§ **Aim of the exercise**
Pick every line from the data that holds the word "draws".

§ **Data for this task**
★ ★ ★
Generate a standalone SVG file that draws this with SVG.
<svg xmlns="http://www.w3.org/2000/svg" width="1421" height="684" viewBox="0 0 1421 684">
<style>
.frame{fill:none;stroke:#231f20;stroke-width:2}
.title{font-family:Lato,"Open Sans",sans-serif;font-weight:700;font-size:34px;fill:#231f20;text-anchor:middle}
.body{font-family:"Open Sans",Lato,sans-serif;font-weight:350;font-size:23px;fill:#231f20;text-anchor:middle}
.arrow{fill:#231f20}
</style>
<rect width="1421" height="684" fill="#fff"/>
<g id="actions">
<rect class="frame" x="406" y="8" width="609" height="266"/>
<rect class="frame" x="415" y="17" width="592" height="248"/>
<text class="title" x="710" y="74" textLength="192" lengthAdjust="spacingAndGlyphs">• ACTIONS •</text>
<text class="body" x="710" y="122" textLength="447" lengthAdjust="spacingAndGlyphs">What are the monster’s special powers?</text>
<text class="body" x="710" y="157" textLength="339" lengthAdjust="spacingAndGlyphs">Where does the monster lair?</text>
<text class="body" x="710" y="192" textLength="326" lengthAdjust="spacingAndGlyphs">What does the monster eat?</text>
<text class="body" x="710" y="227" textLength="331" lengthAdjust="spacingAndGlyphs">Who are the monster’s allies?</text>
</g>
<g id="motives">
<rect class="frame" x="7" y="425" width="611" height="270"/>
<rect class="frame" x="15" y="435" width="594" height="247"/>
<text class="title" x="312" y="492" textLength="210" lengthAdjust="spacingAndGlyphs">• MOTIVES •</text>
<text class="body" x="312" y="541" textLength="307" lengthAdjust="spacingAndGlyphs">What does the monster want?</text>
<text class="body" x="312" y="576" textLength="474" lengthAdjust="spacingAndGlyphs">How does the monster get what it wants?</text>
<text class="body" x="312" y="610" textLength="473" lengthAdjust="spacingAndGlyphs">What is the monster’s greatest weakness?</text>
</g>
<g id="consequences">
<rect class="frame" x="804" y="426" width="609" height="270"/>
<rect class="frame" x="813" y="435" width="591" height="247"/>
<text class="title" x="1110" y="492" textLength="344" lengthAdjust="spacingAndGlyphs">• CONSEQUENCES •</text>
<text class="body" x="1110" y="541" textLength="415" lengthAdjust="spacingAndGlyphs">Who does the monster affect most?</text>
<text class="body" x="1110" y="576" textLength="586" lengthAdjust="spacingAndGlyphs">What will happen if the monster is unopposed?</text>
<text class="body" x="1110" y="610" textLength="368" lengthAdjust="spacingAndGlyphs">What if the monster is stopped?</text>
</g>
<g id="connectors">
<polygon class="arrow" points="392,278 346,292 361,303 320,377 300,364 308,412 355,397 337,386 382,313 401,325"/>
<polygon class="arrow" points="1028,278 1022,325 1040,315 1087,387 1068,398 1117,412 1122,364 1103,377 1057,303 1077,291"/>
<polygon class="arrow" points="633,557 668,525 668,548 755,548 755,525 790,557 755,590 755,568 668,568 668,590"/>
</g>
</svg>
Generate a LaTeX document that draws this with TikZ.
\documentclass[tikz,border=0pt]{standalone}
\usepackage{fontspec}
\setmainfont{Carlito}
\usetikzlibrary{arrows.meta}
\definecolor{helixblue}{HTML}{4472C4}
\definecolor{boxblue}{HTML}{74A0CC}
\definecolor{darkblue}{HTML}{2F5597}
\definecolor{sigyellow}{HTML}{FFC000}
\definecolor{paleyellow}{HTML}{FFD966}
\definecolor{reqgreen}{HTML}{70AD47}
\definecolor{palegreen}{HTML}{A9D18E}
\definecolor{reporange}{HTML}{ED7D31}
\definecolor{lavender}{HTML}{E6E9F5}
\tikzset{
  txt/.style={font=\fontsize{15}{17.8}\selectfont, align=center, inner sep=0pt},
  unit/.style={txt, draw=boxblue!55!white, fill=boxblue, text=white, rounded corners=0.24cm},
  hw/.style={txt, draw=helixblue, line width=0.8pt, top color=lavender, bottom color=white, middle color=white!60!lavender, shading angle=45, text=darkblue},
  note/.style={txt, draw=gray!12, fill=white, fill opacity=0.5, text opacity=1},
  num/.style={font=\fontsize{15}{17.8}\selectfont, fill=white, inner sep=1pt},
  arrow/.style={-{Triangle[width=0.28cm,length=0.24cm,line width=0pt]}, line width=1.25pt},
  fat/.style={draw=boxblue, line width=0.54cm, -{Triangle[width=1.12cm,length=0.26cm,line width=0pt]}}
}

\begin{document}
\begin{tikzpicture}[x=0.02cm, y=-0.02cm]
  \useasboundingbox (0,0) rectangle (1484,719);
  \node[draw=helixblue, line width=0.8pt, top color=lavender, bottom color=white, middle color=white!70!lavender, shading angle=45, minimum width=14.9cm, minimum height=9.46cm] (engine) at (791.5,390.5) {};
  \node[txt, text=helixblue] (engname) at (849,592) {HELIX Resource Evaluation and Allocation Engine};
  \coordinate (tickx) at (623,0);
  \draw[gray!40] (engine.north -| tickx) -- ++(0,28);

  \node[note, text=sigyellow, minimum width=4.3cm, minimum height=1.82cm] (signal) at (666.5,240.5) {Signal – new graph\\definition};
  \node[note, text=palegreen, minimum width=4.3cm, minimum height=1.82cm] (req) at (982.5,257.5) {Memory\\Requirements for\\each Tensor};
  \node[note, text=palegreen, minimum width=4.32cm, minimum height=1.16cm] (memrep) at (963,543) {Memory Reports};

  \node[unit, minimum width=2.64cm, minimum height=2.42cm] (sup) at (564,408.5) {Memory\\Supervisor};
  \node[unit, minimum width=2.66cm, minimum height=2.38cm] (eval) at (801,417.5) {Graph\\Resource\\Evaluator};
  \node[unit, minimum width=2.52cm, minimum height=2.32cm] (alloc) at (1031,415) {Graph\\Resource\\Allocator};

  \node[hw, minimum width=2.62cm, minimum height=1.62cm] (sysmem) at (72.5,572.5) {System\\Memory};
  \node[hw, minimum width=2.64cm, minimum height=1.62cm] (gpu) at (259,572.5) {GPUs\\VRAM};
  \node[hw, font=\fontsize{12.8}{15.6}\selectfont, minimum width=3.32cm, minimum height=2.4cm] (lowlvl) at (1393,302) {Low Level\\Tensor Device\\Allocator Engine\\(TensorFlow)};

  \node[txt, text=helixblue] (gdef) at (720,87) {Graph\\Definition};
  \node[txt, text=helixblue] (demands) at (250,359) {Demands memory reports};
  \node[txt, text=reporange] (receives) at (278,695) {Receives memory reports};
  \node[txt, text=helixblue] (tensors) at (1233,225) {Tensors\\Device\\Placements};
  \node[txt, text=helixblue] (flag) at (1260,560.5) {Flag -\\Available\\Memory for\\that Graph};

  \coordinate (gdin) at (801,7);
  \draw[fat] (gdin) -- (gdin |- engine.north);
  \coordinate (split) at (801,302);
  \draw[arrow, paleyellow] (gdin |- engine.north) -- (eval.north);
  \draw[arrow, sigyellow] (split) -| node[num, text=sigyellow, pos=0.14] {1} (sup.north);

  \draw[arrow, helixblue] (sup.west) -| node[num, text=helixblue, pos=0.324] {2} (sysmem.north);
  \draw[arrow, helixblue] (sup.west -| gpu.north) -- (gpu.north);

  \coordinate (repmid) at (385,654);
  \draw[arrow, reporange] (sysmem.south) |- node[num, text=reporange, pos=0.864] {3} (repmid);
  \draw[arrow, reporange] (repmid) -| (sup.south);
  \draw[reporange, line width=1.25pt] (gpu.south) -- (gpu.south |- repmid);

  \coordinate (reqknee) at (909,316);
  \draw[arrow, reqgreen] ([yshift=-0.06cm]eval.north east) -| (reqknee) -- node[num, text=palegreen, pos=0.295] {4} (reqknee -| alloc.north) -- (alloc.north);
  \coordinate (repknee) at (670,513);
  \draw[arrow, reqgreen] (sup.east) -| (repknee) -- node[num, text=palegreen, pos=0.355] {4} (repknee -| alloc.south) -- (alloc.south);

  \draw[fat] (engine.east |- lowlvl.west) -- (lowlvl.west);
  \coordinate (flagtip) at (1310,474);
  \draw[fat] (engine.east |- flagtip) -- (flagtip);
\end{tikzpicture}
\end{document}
★ ★ ★
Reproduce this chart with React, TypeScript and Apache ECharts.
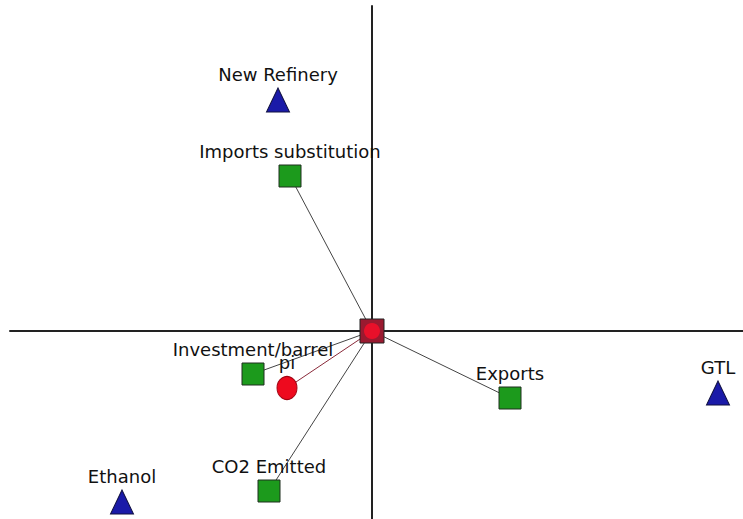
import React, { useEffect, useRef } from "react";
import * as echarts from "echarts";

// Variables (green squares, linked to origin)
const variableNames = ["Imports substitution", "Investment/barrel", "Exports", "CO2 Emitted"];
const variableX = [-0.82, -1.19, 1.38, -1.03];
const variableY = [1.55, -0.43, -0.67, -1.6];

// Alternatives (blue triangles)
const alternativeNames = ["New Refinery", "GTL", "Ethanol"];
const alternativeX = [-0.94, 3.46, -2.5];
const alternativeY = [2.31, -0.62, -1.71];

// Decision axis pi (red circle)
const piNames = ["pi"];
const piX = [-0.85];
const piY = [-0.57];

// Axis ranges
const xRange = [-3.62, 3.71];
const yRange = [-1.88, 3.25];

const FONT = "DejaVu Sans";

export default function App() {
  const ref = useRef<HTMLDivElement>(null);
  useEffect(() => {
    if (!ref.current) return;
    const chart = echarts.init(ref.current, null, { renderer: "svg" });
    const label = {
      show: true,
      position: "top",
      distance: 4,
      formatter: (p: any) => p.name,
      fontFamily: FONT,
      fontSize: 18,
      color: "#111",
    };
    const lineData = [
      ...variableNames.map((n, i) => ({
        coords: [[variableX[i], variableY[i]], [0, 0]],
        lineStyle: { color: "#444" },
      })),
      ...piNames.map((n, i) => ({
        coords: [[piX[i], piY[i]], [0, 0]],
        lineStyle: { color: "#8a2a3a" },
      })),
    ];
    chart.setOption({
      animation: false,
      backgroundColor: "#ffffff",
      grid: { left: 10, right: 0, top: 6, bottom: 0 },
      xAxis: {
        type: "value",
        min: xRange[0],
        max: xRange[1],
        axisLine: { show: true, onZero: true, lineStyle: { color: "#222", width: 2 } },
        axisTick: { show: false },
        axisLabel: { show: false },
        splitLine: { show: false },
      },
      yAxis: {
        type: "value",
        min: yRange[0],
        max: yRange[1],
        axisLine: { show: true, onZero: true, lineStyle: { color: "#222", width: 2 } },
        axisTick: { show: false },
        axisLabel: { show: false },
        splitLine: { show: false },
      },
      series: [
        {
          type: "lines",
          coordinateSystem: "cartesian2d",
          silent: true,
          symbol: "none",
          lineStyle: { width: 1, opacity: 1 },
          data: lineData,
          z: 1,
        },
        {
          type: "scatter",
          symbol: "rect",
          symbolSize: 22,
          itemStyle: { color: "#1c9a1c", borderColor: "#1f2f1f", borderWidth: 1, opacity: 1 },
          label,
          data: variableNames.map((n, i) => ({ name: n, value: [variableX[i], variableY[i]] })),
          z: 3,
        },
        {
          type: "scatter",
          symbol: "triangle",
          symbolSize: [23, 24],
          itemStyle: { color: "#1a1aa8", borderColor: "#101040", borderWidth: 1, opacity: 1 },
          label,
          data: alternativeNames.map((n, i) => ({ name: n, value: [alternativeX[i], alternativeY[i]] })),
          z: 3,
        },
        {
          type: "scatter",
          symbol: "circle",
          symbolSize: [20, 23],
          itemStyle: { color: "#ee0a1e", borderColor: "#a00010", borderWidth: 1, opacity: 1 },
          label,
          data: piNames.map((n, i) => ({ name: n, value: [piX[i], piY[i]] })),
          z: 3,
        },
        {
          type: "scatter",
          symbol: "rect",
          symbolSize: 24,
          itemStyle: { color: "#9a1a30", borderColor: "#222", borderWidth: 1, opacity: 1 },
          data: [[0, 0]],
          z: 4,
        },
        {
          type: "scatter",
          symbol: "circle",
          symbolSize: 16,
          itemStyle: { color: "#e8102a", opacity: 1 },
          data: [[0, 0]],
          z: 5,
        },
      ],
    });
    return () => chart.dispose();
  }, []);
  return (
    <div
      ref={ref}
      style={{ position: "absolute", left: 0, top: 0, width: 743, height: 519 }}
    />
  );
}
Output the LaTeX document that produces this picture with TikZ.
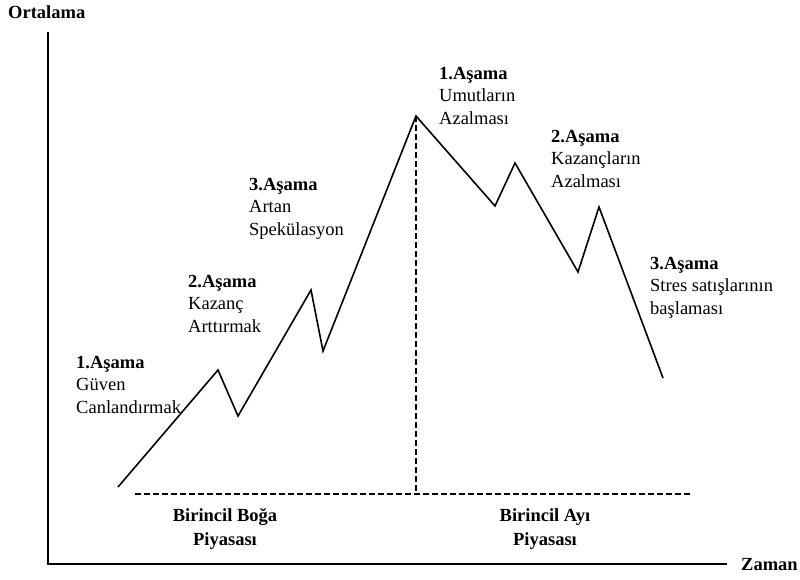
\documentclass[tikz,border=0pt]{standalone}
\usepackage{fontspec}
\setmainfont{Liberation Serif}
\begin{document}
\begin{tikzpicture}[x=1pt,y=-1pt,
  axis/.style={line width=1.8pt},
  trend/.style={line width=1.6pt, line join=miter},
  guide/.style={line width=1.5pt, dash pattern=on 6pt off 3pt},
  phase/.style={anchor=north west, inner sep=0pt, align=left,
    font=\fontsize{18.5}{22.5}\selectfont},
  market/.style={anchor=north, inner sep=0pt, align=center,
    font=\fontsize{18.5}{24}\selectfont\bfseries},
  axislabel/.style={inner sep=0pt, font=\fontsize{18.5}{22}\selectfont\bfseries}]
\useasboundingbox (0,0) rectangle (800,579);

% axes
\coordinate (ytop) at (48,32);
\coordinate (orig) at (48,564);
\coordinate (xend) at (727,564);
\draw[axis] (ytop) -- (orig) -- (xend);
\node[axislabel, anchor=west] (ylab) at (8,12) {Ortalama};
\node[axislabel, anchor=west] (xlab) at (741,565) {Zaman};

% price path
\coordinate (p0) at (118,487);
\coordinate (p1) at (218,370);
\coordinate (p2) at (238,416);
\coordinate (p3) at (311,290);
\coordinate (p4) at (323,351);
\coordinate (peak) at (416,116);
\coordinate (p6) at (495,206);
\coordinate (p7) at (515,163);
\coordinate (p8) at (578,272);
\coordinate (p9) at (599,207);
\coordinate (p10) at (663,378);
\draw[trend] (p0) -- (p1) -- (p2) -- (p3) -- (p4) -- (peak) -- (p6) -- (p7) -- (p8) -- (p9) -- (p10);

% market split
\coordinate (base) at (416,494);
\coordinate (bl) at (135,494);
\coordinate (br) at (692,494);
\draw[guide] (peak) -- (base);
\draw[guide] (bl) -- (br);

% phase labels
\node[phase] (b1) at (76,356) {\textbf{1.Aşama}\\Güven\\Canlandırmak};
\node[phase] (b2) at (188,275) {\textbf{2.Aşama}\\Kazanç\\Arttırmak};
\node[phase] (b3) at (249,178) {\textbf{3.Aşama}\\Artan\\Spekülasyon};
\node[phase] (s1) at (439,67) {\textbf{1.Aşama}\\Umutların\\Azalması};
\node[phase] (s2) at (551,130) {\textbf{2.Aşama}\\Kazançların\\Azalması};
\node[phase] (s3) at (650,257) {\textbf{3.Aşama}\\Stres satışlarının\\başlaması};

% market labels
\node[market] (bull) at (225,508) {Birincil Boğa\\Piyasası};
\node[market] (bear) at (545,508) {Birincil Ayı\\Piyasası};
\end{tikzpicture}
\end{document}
★ ★ ★
§ **Correct answer**
Generate a standalone SVG file that draws this with SVG.
Generate a LaTeX document that draws this with TikZ.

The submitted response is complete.